Dataset extract ::
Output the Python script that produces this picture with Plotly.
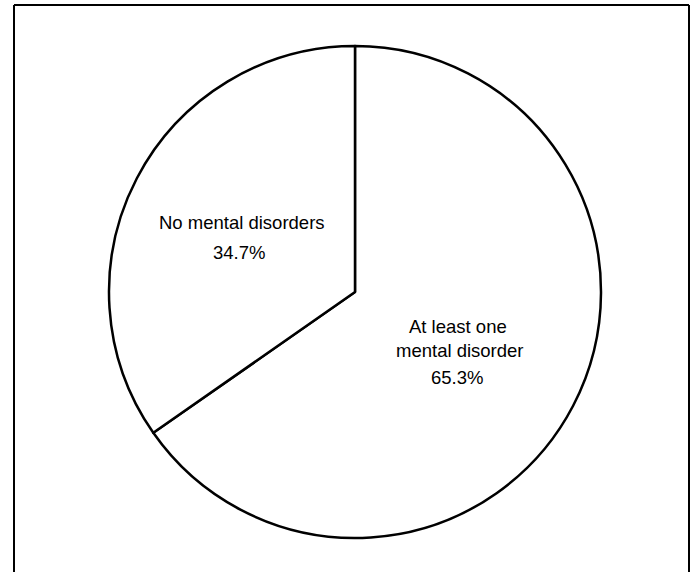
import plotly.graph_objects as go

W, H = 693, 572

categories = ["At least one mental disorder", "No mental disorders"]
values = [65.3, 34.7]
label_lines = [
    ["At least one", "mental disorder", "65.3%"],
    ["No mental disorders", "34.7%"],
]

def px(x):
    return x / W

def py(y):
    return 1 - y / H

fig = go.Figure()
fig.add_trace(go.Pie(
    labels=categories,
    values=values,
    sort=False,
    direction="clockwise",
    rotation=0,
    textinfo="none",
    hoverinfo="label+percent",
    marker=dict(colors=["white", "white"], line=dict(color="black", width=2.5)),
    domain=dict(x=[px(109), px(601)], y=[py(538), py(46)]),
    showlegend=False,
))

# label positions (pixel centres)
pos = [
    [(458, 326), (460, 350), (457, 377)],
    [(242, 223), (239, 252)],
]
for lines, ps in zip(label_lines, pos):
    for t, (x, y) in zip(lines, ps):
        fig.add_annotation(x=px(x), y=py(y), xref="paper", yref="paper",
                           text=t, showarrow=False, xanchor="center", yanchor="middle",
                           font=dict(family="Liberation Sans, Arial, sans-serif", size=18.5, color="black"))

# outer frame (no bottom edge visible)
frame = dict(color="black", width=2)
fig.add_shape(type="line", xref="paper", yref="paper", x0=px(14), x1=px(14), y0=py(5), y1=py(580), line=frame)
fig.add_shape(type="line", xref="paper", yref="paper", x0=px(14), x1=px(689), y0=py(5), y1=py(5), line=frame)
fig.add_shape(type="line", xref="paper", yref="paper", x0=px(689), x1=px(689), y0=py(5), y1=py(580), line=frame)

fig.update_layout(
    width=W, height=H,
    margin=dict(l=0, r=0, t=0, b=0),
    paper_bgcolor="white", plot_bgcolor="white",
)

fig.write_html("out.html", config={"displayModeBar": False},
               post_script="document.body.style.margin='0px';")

What you will do :: Please set down each line of the data above exactly as written, without the pictures.

Task output ::
Output the Python script that produces this picture with Plotly.
import plotly.graph_objects as go

W, H = 693, 572

categories = ["At least one mental disorder", "No mental disorders"]
values = [65.3, 34.7]
label_lines = [
    ["At least one", "mental disorder", "65.3%"],
    ["No mental disorders", "34.7%"],
]

def px(x):
    return x / W

def py(y):
    return 1 - y / H

fig = go.Figure()
fig.add_trace(go.Pie(
    labels=categories,
    values=values,
    sort=False,
    direction="clockwise",
    rotation=0,
    textinfo="none",
    hoverinfo="label+percent",
    marker=dict(colors=["white", "white"], line=dict(color="black", width=2.5)),
    domain=dict(x=[px(109), px(601)], y=[py(538), py(46)]),
    showlegend=False,
))

# label positions (pixel centres)
pos = [
    [(458, 326), (460, 350), (457, 377)],
    [(242, 223), (239, 252)],
]
for lines, ps in zip(label_lines, pos):
    for t, (x, y) in zip(lines, ps):
        fig.add_annotation(x=px(x), y=py(y), xref="paper", yref="paper",
                           text=t, showarrow=False, xanchor="center", yanchor="middle",
                           font=dict(family="Liberation Sans, Arial, sans-serif", size=18.5, color="black"))

# outer frame (no bottom edge visible)
frame = dict(color="black", width=2)
fig.add_shape(type="line", xref="paper", yref="paper", x0=px(14), x1=px(14), y0=py(5), y1=py(580), line=frame)
fig.add_shape(type="line", xref="paper", yref="paper", x0=px(14), x1=px(689), y0=py(5), y1=py(5), line=frame)
fig.add_shape(type="line", xref="paper", yref="paper", x0=px(689), x1=px(689), y0=py(5), y1=py(580), line=frame)

fig.update_layout(
    width=W, height=H,
    margin=dict(l=0, r=0, t=0, b=0),
    paper_bgcolor="white", plot_bgcolor="white",
)

fig.write_html("out.html", config={"displayModeBar": False},
               post_script="document.body.style.margin='0px';")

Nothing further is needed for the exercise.